There are several reasons this may happen:
1) You have not registered for a CM/ECF account yet. You can not receive electronic notification if you do not have a CM/ECF account.
2) You have edited your notification list in your Email Information page to only notify you for certain case numbers. You need to keep this list up to date with new cases if you have chosen to change this from our default settings (all cases in which you are a participant).
4. The system keeps kicking me out when I try to file. Every time I try to log in, it says I am already logged in. When I click the button to continue it sends me back to the login screen.
This can happen if your browser cache is not updating properly.
In Internet Explorer go to Tools > Internet Options > Settings... and under "Check for newer versions of stored pages", select "Every visit to the page." Click OK twice.
In Netscape go to Edit > Preferences > Advanced > Cache and select "Every time I view the page." Click OK.
In Opera go to Tools > Preferences > History and cache and change "Check Documents, Check Images and Check Other" to Always. Click Apply.
In Firefox, do the following:
1. Open another browser window, delete the address in the URL bar and type "about:config" and hit Enter.
3. Scroll down to "browser.cache.check_doc_frequency"
4. Highlight and double click. Change the 3 to 1 in the dialogue box.
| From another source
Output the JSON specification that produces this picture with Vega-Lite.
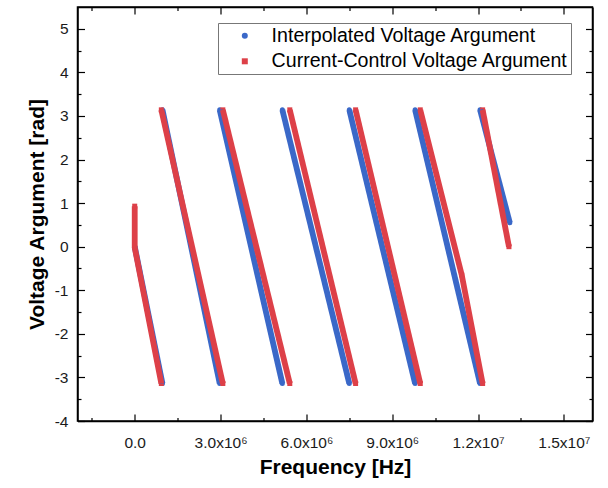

Click OK.
5. Close window, exit and restart Firefox to enact the change.
5. What are the ECF Attorney rules for sealed documents?
First thing to remember is that an attorney must have an ECF account to view sealed documents and they must be the attorney of record for an active party in the case.
When an attorney opens a sealed document from their email they will be presented with a login screen. Many attys automatically enter their PACER login here. This is incorrect. They MUST enter their ECF account FIRST whenever accessing sealed documents or they will be denied access. Likewise, if they are going to the document from the docket sheet, they must first login with their ECF account before attempting to view it.
The simplest way to log in correctly is to log out and then log back in with the ECF account (of the attorney of record), then you can proceed to the docket sheet where you will be prompted again, this time for your PACER login. You should have access to all documents at this point.